Under the above act of Congress of February 28, 1920, it is provided that Federal control of all railroads shall terminate on the 1st day of March, 1920. A fund of $200,000,000 was appropriated in addition to the balance already in the revolving fund created by the Federal Control Act, to compensate the owners of the railroads and for other purposes. The act provides that actions at law, suits in equity and proceedings in admiralty, based on causes of action arising out of the possession, use and operation by the President of the railroads under the Federal Control Act, of such a character as prior to the Federal control could have been brought against such carriers, may, after the termination of Federal control be brought against an agent designated by the President for such purpose.

Provision is made for service of process upon any agent or officer of the carrier related to the cause of action if a contract has been made with it by or through the President for the conduct of litigation arising out of Federal control. Where no contract has been made process must be served upon such agent or officers as may be designated by or through the President. On termination of Federal control the designated agent of the President is required to file in the office of the Clerk of each District Court of the United States a statement of all carriers he has made contracts with and what agents or officers shall be served in respect to the carriers with whom he does not have contracts. The act directs that final judgments rendered against the designated agent be paid out of the revolving fund. Provision is also made that pending actions shall not abate but may be prose

cuted to final judgment by substituting the designated agent of the President.
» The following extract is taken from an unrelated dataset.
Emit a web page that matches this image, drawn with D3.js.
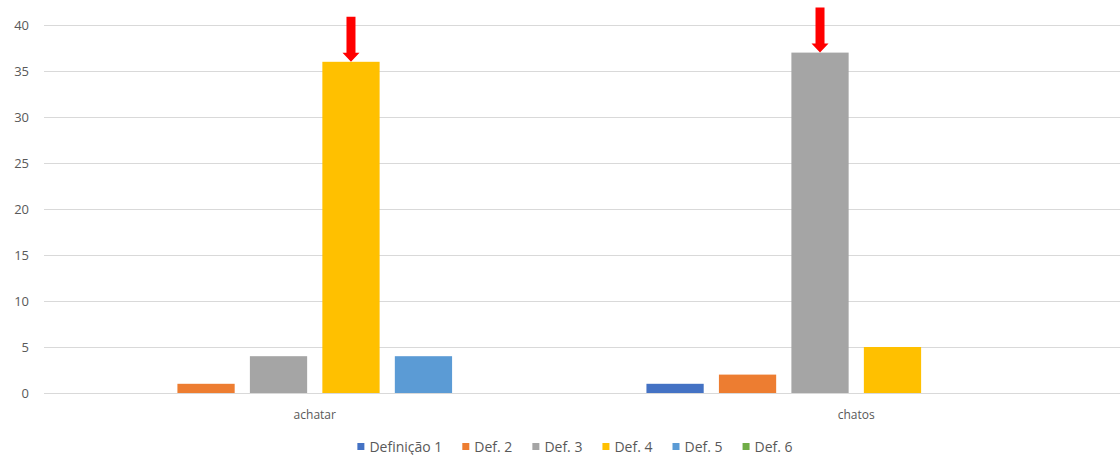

The President has designated John Barton Payne as his agent under the act. The office of Walker D. Hines as Director General of Railroads has been abolished. In no legal sense is John Barton Payne a successor of Walker D. Hines. The Transportation Act as far as actions are concerned is very similar to the Federal Control Act, and by analogy it would follow that under this act the Government again gives its consent to be sued; that plaintiff is limited to a right of action against the agent named in the act and that any judgment recovered reaches only such sources of payment as provided for in the act. If it is true that any judgment obtained against the agent of the President is collectable only out of the revolving fund, a suit filed against the agent would certainly be more in the nature of a suit in rem rather than a suit in personam. If this is the correct theory of the action some complications may be avoided by reason of the fact that one of the parties to the suit is the United States Government and further by reason that the suit is against an agent who had no connection whatever with the facts sued on. The action being in rem the Court should declare the claim established and declare that same constitutes a lien on the revolving fund. Whether the judgment declares the lien or not it is probable the courts would hold that a judgment against John Barton Payne, Agent of the President under the Transportation Act of 1920, would constitute an equitable lien on said fund and be entitled to payment in its due order irrespective of later judgments declaring specific liens.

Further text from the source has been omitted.